The large radio telescope CHIME. Image credits CHIME Collaboration.

FRBs are intense bursts of radio waves that pulse, generally, for fractions of a millisecond at a time. We don’t exactly know what creates them, why, or how, but we do know they come from outside of our planet. One possible explanation is that they’re created by neutron stars, some hundreds of millions of light years away, as they spin.

Still, we’ve only discovered FRBs in 2007. The observations from CHIME are helping us better understand what they are, and might even help answer the questions everyone holds in the back of their minds: are we seeing alien activity?

Bursting with radio

“With all these sources, we can really start getting a picture of what FRBs look like as a whole, what astrophysics might be driving these events, and how they can be used to study the universe going forward,” said Kaitlyn Shin, CHIME member and a graduate student in the Massachusetts Institute of Technology’s Department of Physics, in a statement.

CHIME has been a boon for the research of these radio signals — before it was established, there were less than 100 confirmed FRBs observations.

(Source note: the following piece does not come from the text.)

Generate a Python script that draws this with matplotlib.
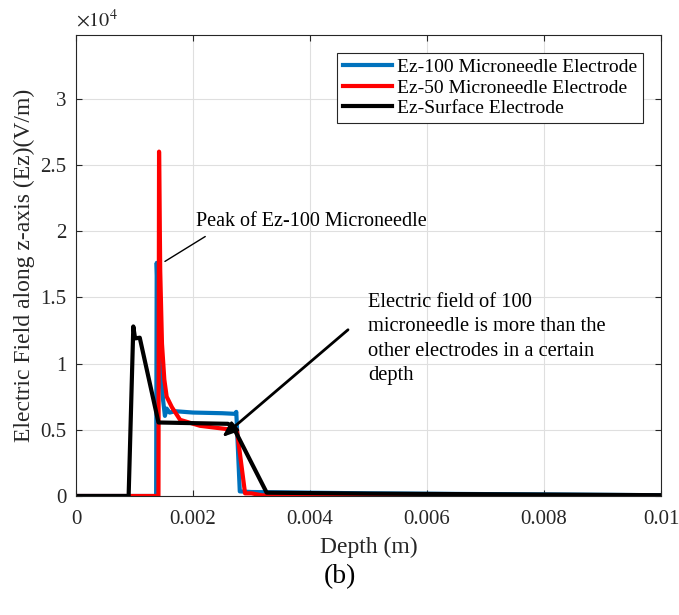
import matplotlib
matplotlib.use("Agg")
import matplotlib.pyplot as plt
from matplotlib.ticker import FuncFormatter, MultipleLocator

plt.rcParams['font.family'] = ['Liberation Serif', 'DejaVu Serif']
plt.rcParams['mathtext.fontset'] = 'stix'

# Depth (m) and Ez (V/m) for each electrode type
depth_100 = [0, 0.00137, 0.00138, 0.00141, 0.00145, 0.00149, 0.00152, 0.00155, 0.00160,
             0.00170, 0.00200, 0.00250, 0.00273, 0.00274, 0.00280, 0.00300, 0.00500, 0.01]
ez_100 = [0, 0, 17600, 13000, 9500, 7200, 6050, 6600, 6300,
          6400, 6300, 6250, 6200, 6350, 350, 300, 200, 60]

depth_50 = [0, 0.00141, 0.00142, 0.00144, 0.00147, 0.00151, 0.00155, 0.00164, 0.00178,
            0.00212, 0.00258, 0.00275, 0.00289, 0.00300, 0.00318, 0.00500, 0.01]
ez_50 = [0, 0, 26000, 17000, 11500, 8800, 7500, 6700, 5750,
         5300, 5050, 5000, 200, 200, 50, 30, 0]

depth_surf = [0, 0.00090, 0.00098, 0.00101, 0.00109, 0.00141, 0.00260, 0.00270,
              0.00326, 0.00500, 0.01]
ez_surf = [0, 0, 12800, 11900, 11950, 5550, 5450, 5100,
           250, 180, 60]

series_labels = ['Ez-100 Microneedle Electrode', 'Ez-50 Microneedle Electrode',
                 'Ez-Surface Electrode']
series_colors = ['#0072BD', '#FF0000', '#000000']

fig = plt.figure(figsize=(6.79, 6.15), dpi=100)
ax = fig.add_axes([0.1119, 0.1935, 0.8616, 0.7495])

ax.plot(depth_100, ez_100, color=series_colors[0], lw=3.0, label=series_labels[0])
ax.plot(depth_50, ez_50, color=series_colors[1], lw=3.0, label=series_labels[1])
ax.plot(depth_surf, ez_surf, color=series_colors[2], lw=3.0, label=series_labels[2])

ax.set_xlim(0, 0.01)
ax.set_ylim(0, 3.48e4)
ax.xaxis.set_major_locator(MultipleLocator(0.002))
ax.yaxis.set_major_locator(MultipleLocator(5000))
ax.xaxis.set_major_formatter(FuncFormatter(lambda v, p: '%g' % round(v, 6)))
ax.yaxis.set_major_formatter(FuncFormatter(lambda v, p: '%g' % (v / 1e4)))

ax.grid(True, color='#DFDFDF', lw=0.8)
ax.set_axisbelow(True)
ax.tick_params(direction='in', top=True, right=True, length=4, width=0.8,
               labelsize=15, colors='#262626')
ax.tick_params(axis='x', pad=10)
ax.tick_params(axis='y', pad=7)
for s in ax.spines.values():
    s.set_color('#262626')
    s.set_linewidth(0.8)

ax.text(0.0, 1.008, r'$\times 10^{4}$', transform=ax.transAxes, fontsize=14.5,
        ha='left', va='bottom', color='#262626')

ax.set_xlabel('Depth (m)', fontsize=17, color='#262626', labelpad=6)
ax.set_ylabel('Electric Field along z-axis (Ez)(V/m)', fontsize=17, color='#262626',
              labelpad=4)

leg = ax.legend(loc='upper right', bbox_to_anchor=(0.97, 0.962), fontsize=14,
                frameon=True, fancybox=False, edgecolor='#262626', framealpha=1,
                handlelength=2.5, handletextpad=0.3, borderpad=0.3, labelspacing=0.15,
                borderaxespad=0)
leg.get_frame().set_linewidth(0.8)

# Annotation for the peak of the 100-needle electrode
ax.annotate('', xy=(0.00148, 17600), xytext=(0.00225, 19700),
            arrowprops=dict(arrowstyle='-', color='black', lw=1.0))
ax.text(0.00205, 20700, 'Peak of Ez-100 Microneedle', fontsize=14.5, ha='left', va='center')

# Annotation for the plateau region
ax.annotate('', xy=(0.00250, 4450), xytext=(0.00465, 12550),
            arrowprops=dict(arrowstyle='-|>,head_length=0.9,head_width=0.35',
                            color='black', lw=2.0, shrinkA=0, shrinkB=0))
ax.text(0.00500, 15350,
        'Electric field of 100\nmicroneedle is more than the\nother electrodes in a certain\ndepth',
        fontsize=14.8, ha='left', va='top', linespacing=1.4)

fig.text(0.5, 0.063, '(b)', fontsize=20, ha='center', va='center')

fig.savefig('out.png', dpi=100)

But after only one year’s worth of observations, the project has uncovered hundreds more.

Data from the CHIME project seems to indicate that as many as 800 such events pass through the sky every day, most likely from neutron stars scattered around the galaxy. Most of them are evenly distributed in space, single-burst events that don’t seem to repeat.

But at least 61 FBR signals were recorded originating from the same 18 sources.

It’s far too early to speculate on what — if anything — these signals mean. There are natural processes we know of that can create them, and given the distances involved when talking about outer space, only catching glimpses of these signals, milliseconds-long, isn’t very surprising. Even seeing them repeating from the same source isn’t that surprising; unlikely, but not that surprising.

Naturally, however, it raises the possibility of alien activity. Natural events could create these FBRs, but so could a sufficiently-advanced civilization. It’s not something we can say for certain, far from it, but it is within the realm of possibility.

The CHIME telescope is an outlier among radio telescopes. It’s composed of an array of four large antennas which are entirely motionless. It relies on the rotation of the Earth alone to sweep across the sky and receive incoming radio signals. Instead of moving its dishes to capture radio waves from different areas of the sky, CHIME employs an “all digital design” for the role. The signals it receives are fed through a correlator which processes them, allowing the team to know which direction they come from. In essence, this allows CHIME to look in a thousand directions at once. On an average day, CHIME processes around 7 terabits of data per second.

Based on the findings, the team put together the CHIME catalog of fast radio bursts, which was presented Wednesday at the 238th American Astronomical Society Meeting.